'A turn of the page of history': 90-year-old South Carolina country club finally admits first black member
Ashleigh Wilson via Bowman and Brooke website

Breaking with a long tradition, a Columbia, South Carolina country club is finally admitting it's first black member, reports The State.

Ashleigh Wilson, 31, a litigator with Bowman and Brooke, has been accepted by the Forest Lake Country Club -- a prestigious members only club that counts current South Carolina Gov. Henry McMaster (R) as a member.

While the country club refused to comment on the Wilson's acceptance, saying, "As a private club, we have a limited number of members. We do not release or publish their names, but our membership is a diverse group of business and professional leaders, from government and the private sector," several members claim her application was accepted.

Wilson confirmed her acceptance in a statement saying, “I’m very pleased to be a member of the Forest Lake Club. I enjoy playing tennis and its other amenities and have many friends at Forest Lake. I’ve been welcomed warmly there.”

Forest Lake has been at the center of controversy previously for its lack of diversity.
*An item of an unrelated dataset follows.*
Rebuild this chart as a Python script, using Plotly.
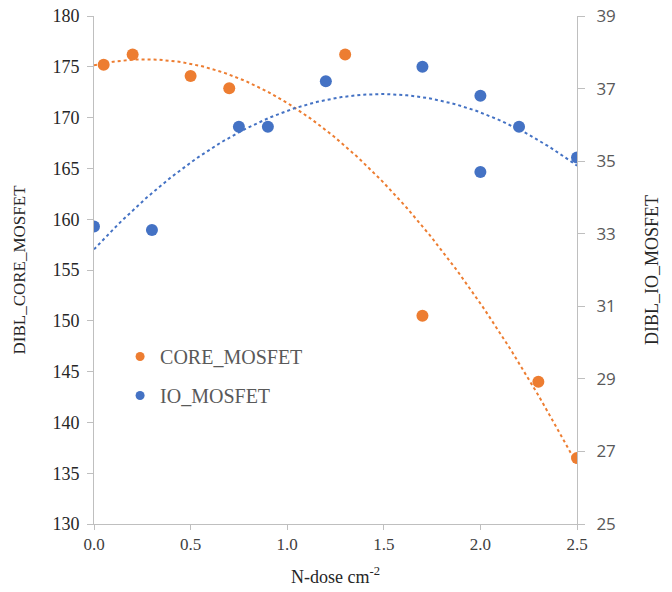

In 2014, when now-Governor McMaster ran for the lieutenant governor, his Democratic opponent Bakari Sellers made an issue of McMaster’s membership in the club and challenged McMaster to quit the club, with the Republican refusing.

According to University of South Carolina associate professor of history, Bobby Donaldson, the admission of a black member is long overdue.

“Here we are, 53 years after the civil rights bill was passed, and this institution has finally caught up with history. It’s been an ongoing struggle to try to crack the doors of this private club," he explained. "“The timing could not be more ironic, as we see a resurgence of and identification with white supremacist rhetoric across the country. We are reminded that although you have had these significant civil rights milestones, there is still a culture and strong sentiment that we have to constantly fight against."

Calling Wilson's acceptance, "A turn of the page of history," Donaldson cautioned to not read too much into it, warning, "Having a member of the club does not change the culture, necessarily.”